Exercise goal |
Repeat all the records exactly, omitting pictures.

════════

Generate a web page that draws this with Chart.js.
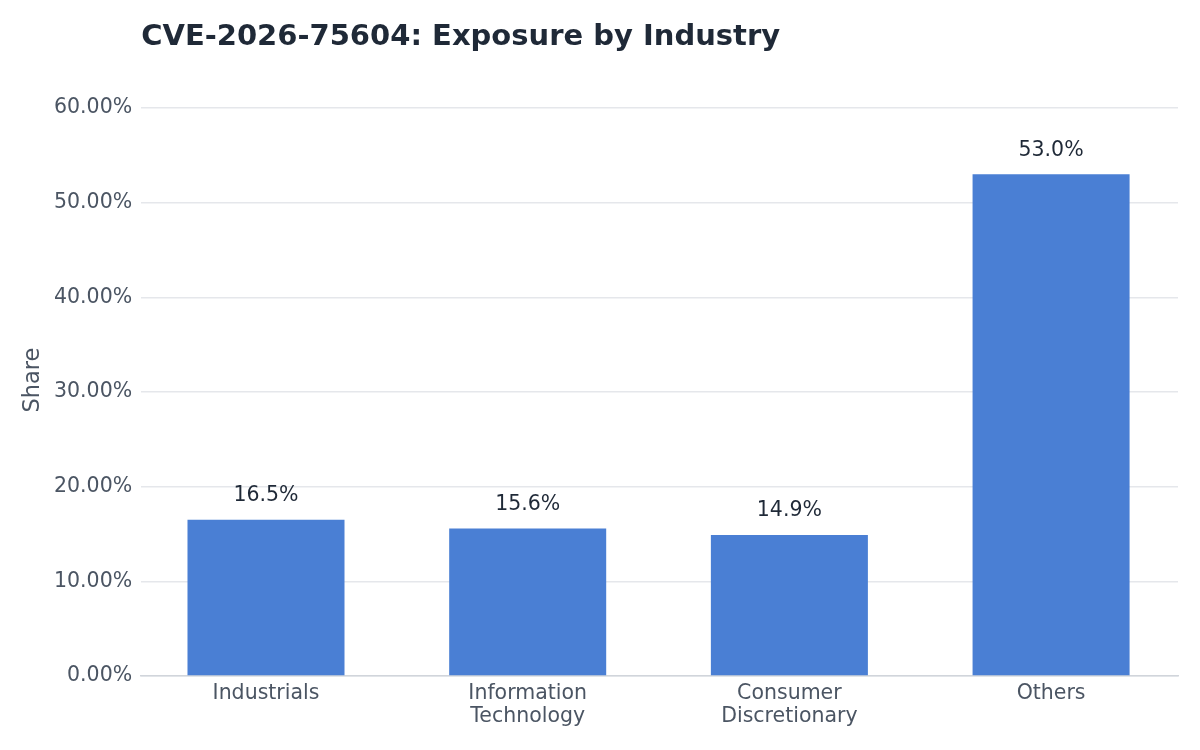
<!DOCTYPE html>
<html>
<head>
<meta charset="utf-8">
<script src="https://cdn.jsdelivr.net/npm/chart.js@4/dist/chart.umd.min.js"></script>
<style>
  html, body { margin: 0; padding: 0; background: #fff; }
  #wrap { width: 1200px; height: 750px; }
</style>
</head>
<body>
<div id="wrap"><canvas id="chart"></canvas></div>
<script>
const chartTitle = 'CVE-2026-75604: Exposure by Industry'
const industries = ['Industrials', ['Information', 'Technology'], ['Consumer', 'Discretionary'], 'Others']
const shares = [16.5, 15.6, 14.9, 53.0]
const yTicks = [0, 10, 20, 30, 40, 50, 60]

const FONT = "'DejaVu Sans', sans-serif"

// title flush with the plot's left edge, axis title centred on the page
const textPlugin = {
  id: 'texts',
  afterDraw(chart) {
    const ctx = chart.ctx
    ctx.save()
    ctx.font = 'bold 29px ' + FONT
    ctx.fillStyle = '#1f2937'
    ctx.textAlign = 'left'
    ctx.textBaseline = 'middle'
    ctx.fillText(chartTitle, chart.chartArea.left, 37)

    ctx.translate(33, 380)
    ctx.rotate(-Math.PI / 2)
    ctx.font = '22.5px ' + FONT
    ctx.fillStyle = '#4b5563'
    ctx.textAlign = 'center'
    ctx.fillText('Share', 0, 0)
    ctx.restore()
  }
}

// value labels above each bar
const barLabels = {
  id: 'barLabels',
  afterDatasetsDraw(chart) {
    const ctx = chart.ctx
    const meta = chart.getDatasetMeta(0)
    ctx.save()
    ctx.font = '20.5px ' + FONT
    ctx.fillStyle = '#1f2937'
    ctx.textAlign = 'center'
    ctx.textBaseline = 'middle'
    meta.data.forEach((bar, i) => {
      ctx.fillText(shares[i].toFixed(1) + '%', bar.x, bar.y - 24)
    })
    ctx.restore()
  }
}

new Chart(document.getElementById('chart'), {
  type: 'bar',
  data: {
    datasets: [{
      label: 'Share',
      data: shares.map((v, i) => ({ x: i, y: v })),
      backgroundColor: '#4a7fd4',
      barPercentage: 0.6,
      categoryPercentage: 1.0
    }]
  },
  options: {
    responsive: true,
    maintainAspectRatio: false,
    animation: false,
    layout: { padding: { top: 108, right: 22, left: 45, bottom: 24 } },
    plugins: {
      legend: { display: false },
      tooltip: { enabled: false }
    },
    scales: {
      x: {
        type: 'linear',
        offset: false,
        min: -0.477,
        max: 3.485,
        afterBuildTicks(scale) {
          scale.ticks = industries.map((_, i) => ({ value: i }))
        },
        grid: { display: false },
        border: { display: true, color: '#d1d5db', width: 1.5 },
        ticks: {
          color: '#4b5563',
          font: { family: FONT, size: 20.5, lineHeight: 1.12 },
          padding: -2,
          maxRotation: 0,
          callback: v => industries[v]
        }
      },
      y: {
        min: 0,
        max: 60,
        afterBuildTicks(scale) {
          scale.ticks = yTicks.map(v => ({ value: v }))
        },
        grid: { color: '#e5e7eb', lineWidth: 1.5, drawTicks: false },
        border: { display: false },
        ticks: {
          color: '#4b5563',
          font: { family: FONT, size: 20.5 },
          padding: 9,
          callback: v => v.toFixed(2) + '%'
        }
      }
    }
  },
  plugins: [textPlugin, barLabels]
})
</script>
</body>
</html>
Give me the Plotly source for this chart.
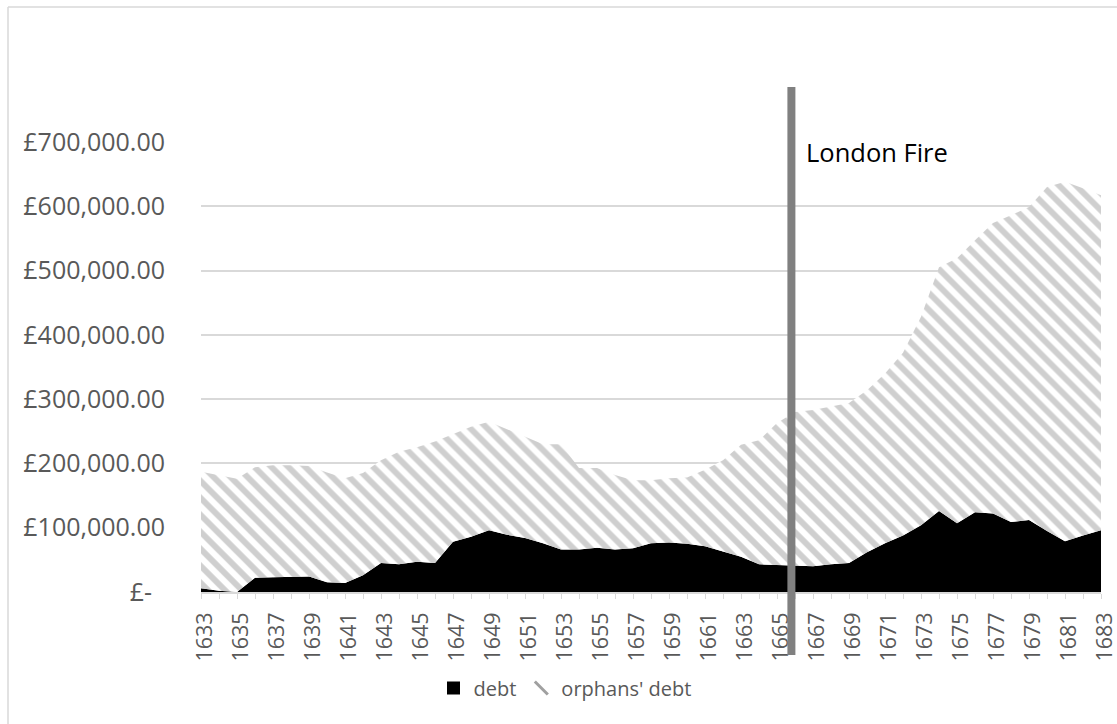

════════

The result |
Generate a web page that draws this with Chart.js.
<!DOCTYPE html>
<html>
<head>
<meta charset="utf-8">
<script src="https://cdn.jsdelivr.net/npm/chart.js@4/dist/chart.umd.min.js"></script>
<style>
  html, body { margin: 0; padding: 0; background: #fff; }
  #wrap { width: 1200px; height: 750px; }
</style>
</head>
<body>
<div id="wrap"><canvas id="chart"></canvas></div>
<script>
const chartTitle = 'CVE-2026-75604: Exposure by Industry'
const industries = ['Industrials', ['Information', 'Technology'], ['Consumer', 'Discretionary'], 'Others']
const shares = [16.5, 15.6, 14.9, 53.0]
const yTicks = [0, 10, 20, 30, 40, 50, 60]

const FONT = "'DejaVu Sans', sans-serif"

// title flush with the plot's left edge, axis title centred on the page
const textPlugin = {
  id: 'texts',
  afterDraw(chart) {
    const ctx = chart.ctx
    ctx.save()
    ctx.font = 'bold 29px ' + FONT
    ctx.fillStyle = '#1f2937'
    ctx.textAlign = 'left'
    ctx.textBaseline = 'middle'
    ctx.fillText(chartTitle, chart.chartArea.left, 37)

    ctx.translate(33, 380)
    ctx.rotate(-Math.PI / 2)
    ctx.font = '22.5px ' + FONT
    ctx.fillStyle = '#4b5563'
    ctx.textAlign = 'center'
    ctx.fillText('Share', 0, 0)
    ctx.restore()
  }
}

// value labels above each bar
const barLabels = {
  id: 'barLabels',
  afterDatasetsDraw(chart) {
    const ctx = chart.ctx
    const meta = chart.getDatasetMeta(0)
    ctx.save()
    ctx.font = '20.5px ' + FONT
    ctx.fillStyle = '#1f2937'
    ctx.textAlign = 'center'
    ctx.textBaseline = 'middle'
    meta.data.forEach((bar, i) => {
      ctx.fillText(shares[i].toFixed(1) + '%', bar.x, bar.y - 24)
    })
    ctx.restore()
  }
}

new Chart(document.getElementById('chart'), {
  type: 'bar',
  data: {
    datasets: [{
      label: 'Share',
      data: shares.map((v, i) => ({ x: i, y: v })),
      backgroundColor: '#4a7fd4',
      barPercentage: 0.6,
      categoryPercentage: 1.0
    }]
  },
  options: {
    responsive: true,
    maintainAspectRatio: false,
    animation: false,
    layout: { padding: { top: 108, right: 22, left: 45, bottom: 24 } },
    plugins: {
      legend: { display: false },
      tooltip: { enabled: false }
    },
    scales: {
      x: {
        type: 'linear',
        offset: false,
        min: -0.477,
        max: 3.485,
        afterBuildTicks(scale) {
          scale.ticks = industries.map((_, i) => ({ value: i }))
        },
        grid: { display: false },
        border: { display: true, color: '#d1d5db', width: 1.5 },
        ticks: {
          color: '#4b5563',
          font: { family: FONT, size: 20.5, lineHeight: 1.12 },
          padding: -2,
          maxRotation: 0,
          callback: v => industries[v]
        }
      },
      y: {
        min: 0,
        max: 60,
        afterBuildTicks(scale) {
          scale.ticks = yTicks.map(v => ({ value: v }))
        },
        grid: { color: '#e5e7eb', lineWidth: 1.5, drawTicks: false },
        border: { display: false },
        ticks: {
          color: '#4b5563',
          font: { family: FONT, size: 20.5 },
          padding: 9,
          callback: v => v.toFixed(2) + '%'
        }
      }
    }
  },
  plugins: [textPlugin, barLabels]
})
</script>
</body>
</html>
Give me the Plotly source for this chart.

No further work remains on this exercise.